Wed, 03/17/2021 - 11:47

A beleaguered Norway maple in the Star office driveway was brought down this week. How it had survived where it was, surrounded by bluestone pavement, was a testament to these trees’ toughness. In recent years it had begun to shed large branches, which hung up ominously above parked cars. But it also shaded the south side of the building in the summer, providing a screen of green leaves between my office window and the rest of the world.

The tree will live on briefly as firewood, I suppose. A friend was coming by yesterday to pick up logs to split to feed his studio woodstove. I thought about keeping some of the sections to split myself, but I haven’t quite caught up to my last haul of wood, and a stack greets me in the driveway each time I pull in.

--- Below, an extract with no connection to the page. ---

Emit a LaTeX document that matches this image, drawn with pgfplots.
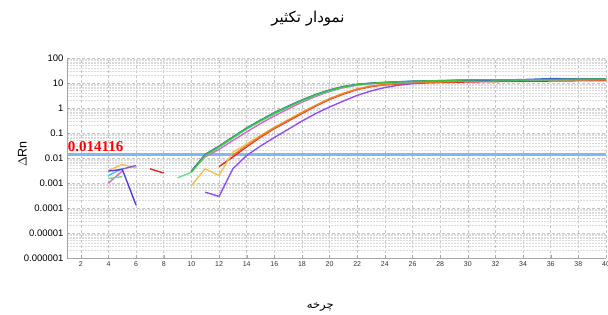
\documentclass[border=0pt]{standalone}
\usepackage{pgfplots}
\pgfplotsset{compat=1.18}
\usepackage{fontspec}
\setmainfont{Liberation Sans}
\newfontfamily\arabicfont[Script=Arabic]{DejaVu Sans}
\newfontfamily\thrfont{Liberation Serif}
\TeXXeTstate=1
\definecolor{cblue}{HTML}{3A5FD8}
\definecolor{cgreen}{HTML}{3CC03C}
\definecolor{clgreen}{HTML}{66E08A}
\definecolor{cpink}{HTML}{E060D0}
\definecolor{ccyan}{HTML}{40C8E8}
\definecolor{cred}{HTML}{E02828}
\definecolor{corange}{HTML}{F07828}
\definecolor{cyellow}{HTML}{F0C050}
\definecolor{cpurple}{HTML}{9050F0}
\definecolor{cviolet}{HTML}{5A3AE0}
\definecolor{cthr}{HTML}{80B8F0}
\begin{document}
\begin{tikzpicture}
\begin{axis}[
  at={(67pt,57pt)}, anchor=south west,
  scale only axis, width=539pt, height=200pt,
  ymode=log, xmin=1, xmax=40, ymin=1e-6, ymax=100,
  xtick={2,4,...,40},
  ytick={1e-6,1e-5,1e-4,1e-3,1e-2,1e-1,1,10,100},
  yticklabels={0.000001,0.00001,0.0001,0.001,0.01,0.1,1,10,100},
  minor ytick={2e-6,3e-6,4e-6,5e-6,6e-6,7e-6,8e-6,9e-6,
               2e-5,3e-5,4e-5,5e-5,6e-5,7e-5,8e-5,9e-5,
               2e-4,3e-4,4e-4,5e-4,6e-4,7e-4,8e-4,9e-4,
               2e-3,3e-3,4e-3,5e-3,6e-3,7e-3,8e-3,9e-3,
               2e-2,3e-2,4e-2,5e-2,6e-2,7e-2,8e-2,9e-2,
               0.2,0.3,0.4,0.5,0.6,0.7,0.8,0.9,
               2,3,4,5,6,7,8,9,
               20,30,40,50,60,70,80,90},
  grid=both,
  major grid style={gray!45, dash pattern=on 3pt off 2pt, line width=0.5pt},
  minor grid style={gray!28, dash pattern=on 2pt off 1pt, line width=0.5pt},
  axis line style={gray!70},
  axis x line*=bottom, axis y line*=left,
  tick style={gray!70},
  major tick length=3pt,
  minor tick length=0pt,
  xtick pos=bottom, ytick pos=left,
  /pgf/number format/assume math mode=true,
  xticklabel style={font=\fontsize{7}{8}\selectfont, text=black!80},
  yticklabel style={font=\fontsize{9.5}{10}\selectfont},
  ylabel={$\Delta$Rn},
  ylabel style={font=\fontsize{12.5}{13}\selectfont, at={(-0.083,0.52)}, anchor=center},
  xlabel={\arabicfont\beginR چرخه\endR},
  xlabel style={font=\fontsize{11.5}{12}\selectfont, at={(0.47,-0.245)}, anchor=center},
  title={\arabicfont\beginR نمودار تکثیر\endR},
  title style={font=\fontsize{15}{16}\selectfont, at={(0.447,1.165)}, anchor=center},
  every axis plot/.append style={line width=1.4pt, mark=none},
  clip=true,
]
% threshold
\addplot[cthr, line width=3.4pt] coordinates {(1,0.014116) (40,0.014116)};
% early fragments
\addplot[cpink] coordinates {(4,0.001) (5,0.003)};
\addplot[clgreen] coordinates {(4,0.0015) (5,0.0018)};
\addplot[ccyan] coordinates {(4,0.002) (5,0.0038)};
\addplot[cyellow] coordinates {(4,0.0032) (5,0.0055) (6,0.0040)};
\addplot[cviolet] coordinates {(4,0.0030) (5,0.0035) (6,0.00013)};
\addplot[cpurple] coordinates {(5,0.0036) (6,0.0050)};
\addplot[cred] coordinates {(7,0.0037) (8,0.0025)};
% late starters
\addplot[cpurple] coordinates {(11,0.00043) (12,0.00029) (13,0.0037) (14,0.0126) (15,0.030) (16,0.066) (17,0.14) (18,0.30) (19,0.60) (20,1.1) (21,1.9) (22,3.2) (23,4.8) (24,6.6) (25,8.2) (26,9.4) (27,10.3) (28,11.0) (29,11.6) (30,12.0) (31,12.3) (32,12.7) (33,12.9) (34,13.2) (35,13.4) (36,13.6) (37,13.7) (38,13.8) (39,13.9) (40,14.0)};
\addplot[cred] coordinates {(12,0.0045) (13,0.011) (14,0.028) (15,0.068) (16,0.15) (17,0.30) (18,0.60) (19,1.2) (20,2.2) (21,3.6) (22,5.5) (23,7.2) (24,8.4) (25,9.2) (26,9.8) (27,10.2) (28,10.5) (29,10.7) (30,11.0) (31,11.2) (32,11.4) (33,11.5) (34,11.7) (35,11.8) (36,12.0) (37,12.1) (38,12.3) (39,12.4) (40,12.5)};
\addplot[cyellow] coordinates {(10,0.0008) (11,0.0037) (12,0.0020) (13,0.017) (14,0.036) (15,0.080) (16,0.17) (17,0.34) (18,0.68) (19,1.3) (20,2.4) (21,3.9) (22,5.8) (23,7.6) (24,8.8) (25,9.8) (26,10.5) (27,11.0) (28,11.4) (29,11.7) (30,12.0) (31,12.3) (32,12.5) (33,12.8) (34,13.0) (35,13.2) (36,13.3) (37,13.5) (38,13.6) (39,13.8) (40,13.9)};
\addplot[corange] coordinates {(13,0.013) (14,0.031) (15,0.073) (16,0.16) (17,0.32) (18,0.64) (19,1.25) (20,2.3) (21,3.8) (22,5.7) (23,7.5) (24,8.7) (25,9.6) (26,10.2) (27,10.7) (28,11.1) (29,11.4) (30,11.7) (31,12.0) (32,12.2) (33,12.4) (34,12.6) (35,12.8) (36,12.9) (37,13.0) (38,13.2) (39,13.3) (40,13.4)};
% fast group
\addplot[cpink] coordinates {(10,0.0030) (11,0.011) (12,0.022) (13,0.050) (14,0.11) (15,0.24) (16,0.48) (17,0.92) (18,1.7) (19,2.9) (20,4.6) (21,6.5) (22,8.2) (23,9.4) (24,10.2) (25,10.9) (26,11.4) (27,11.8) (28,12.1) (29,12.4) (30,12.6) (31,12.8) (32,13.0) (33,13.2) (34,13.3) (35,13.5) (36,13.6) (37,13.8) (38,13.9) (39,14.0) (40,14.1)};
\addplot[ccyan] coordinates {(10,0.0029) (11,0.0125) (12,0.027) (13,0.064) (14,0.145) (15,0.30) (16,0.59) (17,1.1) (18,1.95) (19,3.2) (20,4.9) (21,6.9) (22,8.5) (23,9.6) (24,10.4) (25,11.0) (26,11.5) (27,11.9) (28,12.2) (29,12.5) (30,12.8) (31,13.0) (32,13.1) (33,13.2) (34,13.4) (35,13.6) (36,13.8) (37,13.9) (38,14.0) (39,14.1) (40,14.2)};
\addplot[clgreen] coordinates {(9,0.0016) (10,0.0027) (11,0.012) (12,0.027) (13,0.063) (14,0.145) (15,0.30) (16,0.58) (17,1.08) (18,1.95) (19,3.2) (20,4.9) (21,6.9) (22,8.5) (23,9.6) (24,10.3) (25,10.9) (26,11.4) (27,11.8) (28,12.2) (29,12.6) (30,12.9) (31,13.1) (32,13.2) (33,13.3) (34,13.4) (35,13.5) (36,13.6) (37,13.7) (38,13.9) (39,14.0) (40,14.2)};
\addplot[cblue] coordinates {(10,0.0030) (11,0.014) (12,0.030) (13,0.070) (14,0.16) (15,0.33) (16,0.65) (17,1.2) (18,2.1) (19,3.5) (20,5.3) (21,7.3) (22,8.9) (23,9.9) (24,10.6) (25,11.2) (26,11.8) (27,12.2) (28,12.4) (29,12.7) (30,12.9) (31,13.0) (32,13.2) (33,13.4) (34,13.7) (35,14.3) (36,15.0) (37,14.8) (38,14.5) (39,14.6) (40,14.8)};
\addplot[cgreen] coordinates {(10,0.0028) (11,0.013) (12,0.029) (13,0.068) (14,0.155) (15,0.32) (16,0.62) (17,1.15) (18,2.05) (19,3.4) (20,5.1) (21,7.1) (22,8.7) (23,9.8) (24,10.5) (25,11.1) (26,11.7) (27,12.1) (28,12.4) (29,12.9) (30,13.3) (31,13.5) (32,13.4) (33,13.3) (34,13.4) (35,13.5) (36,13.7) (37,13.9) (38,14.1) (39,14.3) (40,14.5)};
\node[anchor=base west, text=red, font=\thrfont\bfseries\fontsize{15}{15}\selectfont, inner sep=0pt] at (axis cs:1.05,0.014116) [yshift=2.8pt] {0.014116};
\end{axis}
\pgfresetboundingbox
\path[use as bounding box] (0pt,0pt) rectangle (608pt,315pt);
\end{tikzpicture}
\end{document}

Some folks consider Norway maples “junk” trees. When I was younger and maybe more of a tree-hugger, a neighbor’s vitriol directed toward the Norways shocked me. “No tree is junk,” I fussed to myself as his rant went on. Now I kind of get it.

My 1979 sloop spent the winter on stands in my sister’s backyard and dodged disaster when a huge Norway maple cast off a limb. The branch could have made a decent-size tree itself. Luckily, the wind was from the northeast, so it fell in the other direction, crashing through the back fence and coming close to plunging in a neighbor’s pool.

The last time a hurricane of any consequence swept through here was 30 years ago this summer, though it carried far less of a punch than earlier storms. The Hurricane of 1938 remains the most powerful within memory to reach Long Island. Many of the Main Street trees fell during its rampage, leaving holes in the canopy for the Norway maples to fill. Their time will come, too, I think.